Après
APRES Ce qui ne te tue pas te rend plus forte, il parait
Alors voilà, tu arrives à la fin des traitements lourds. Tu es techniquement guérie, on te donne du Tamoxifen pour réduire les récidives et tout le monde est soulagé pour toi.
La vie va pouvoir reprendre son cours.
Tu vas pouvoir recommencer à courir/sortir/faire du shopping/ce que tu veux.
Sauf que non. Sauf que non, ça n’est pas du tout comme ça que ça se passe dans ta tête. Pour un peu, tu voudrais revenir en arrière, quand tu allais toutes les semaines ou toutes les trois semaines subir ta chimio, quand tu pleurais ta race de douleur dans ton lit, quand tu avais la bouche pleine d’ulcères.
Tout pour échapper à la fausse joie des autres, qui sont sincèrement heureux, parce qu’ils pensent que ton calvaire prend fin.
Erreur. Erreur, c’est peut-être la partie la plus difficile qui vient de commencer.
Ce qui ne tue pas te rend plus forte, parait-il. Le problème, c’est que tu commences à te demander, si tout ça, ça ne t’a pas tuée, en fait. D’une certaine façon.
Entre le diagnostic et les traitements, tu es entrainée dans une sorte de tourbillon, ce mélange d’attente et d’accélérations. Puis c’est la période lourde, opérations, rayons, chimio. Il y a un rythme à tout ça, une espèce d’habitude mortifère qui se crée.
Pendant toute cette période difficile, tu as les yeux rivés sur l’horizon, le bout du tunnel, la ligne d’arrivée. Ce moment où tu termineras tous ces traitements nécessaires mais débilitants.
Ton corps s’est dégradé, ton image se brouille, mais on ne s’occupe pas des cicatrices pendant le combat. C’est normal, tu es une K-fighteuse et un jour, ça va s’arrêter, tu le sais.
Ce jour arrive, tu le célèbres, puis les jours passent et tu es perdue.
Quand il n'y en a plus, il y en a encore Fais en une force
Tu n’as plus d’horizon ni de bout de tunnel à fixer des yeux pendant que tu serres les dents, le bout du tunnel tu y es.
Enfin, il parait.
L’après traitement est pour beaucoup d’entre nous une période difficile et douloureuse. Je n’y étais pas préparée et elle est arrivée comme un mur dans ma vie. Et je courais comme une folle pour sortir de cette période pourrie.

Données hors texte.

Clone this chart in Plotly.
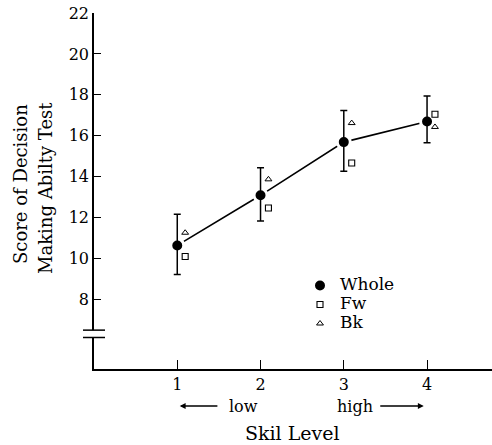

Ce qui est difficile, évidemment, c’est que cette sale période arrive à un moment où, physiquement, on te voit remonter la pente. Tes cheveux repoussent, tout le monde autour de toi pense que ça ne peut qu’aller mieux.
Et toi, ce que tu vois, c’est ce qui n’est plus.
D’habitude, quand on est malade, on est malade, puis on guérit. On revient où on en était.
Avec le cancer, ça ne se passe pas comme ça. Tu ne reviendras jamais où tu étais.
Ce qui est incroyablement difficile, au moment où tout s’arrête, c’est d’être confrontée, brusquement, à la réalité de l’après traitement. Soudain, tu comprends les “anciennes” qui t’ont dit “il y a un avant et un après”. Toutes ces blessures, qui sont pour toujours, toutes ces sensations que tu n’éprouveras plus jamais, “la douceur du sein dans la main, la douceur de cette main” – c’est fini. Ton corps, irrémédiablement diminué -. La fatigue qui te saisit au matin, contre laquelle tu ne peux rien, même si tu luttes de toutes tes forces. Les mots qui t’échappent. Tout ce que tu oublies, tout le temps, partout.
Maintenant que tu n’es plus dans le “combat”, maintenant que toute ton énergie n’est plus dirigée vers un seul objectif (guérir et surmonter les traitements), tu constates l’étendue des dégâts.
A discuter avec d’autres filles qui sont passées par là, je me rends compte que nous sommes beaucoup qui avons probablement plus souffert après que pendant. C’est pour toi qui n’es pas encore passée par là que j’écris ça.
Prépare-toi.
Prépare-toi, parce que quand c’est fini, il y en a encore.
Mais comme le reste, on en sort.
En ne renonçant pas, en s’obstinant à bouger, même pas beaucoup, même d’un cil, en sachant que demain, on pourra faire un peu mieux, puis un peu mieux.
En comprenant que tout ce qu’on perd physiquement, toute cette gigantesque, prodigieuse perte de capacités physique sera contrebalancée, si tu le choisis, par des bénéfices psychologiques que tu ne soupçonnes peut-être pas encore.
Fais toi aider, ne reste pas seule, parle, pleure, prie, pirouette, progresse.
Et continue d’avancer, la tête haute.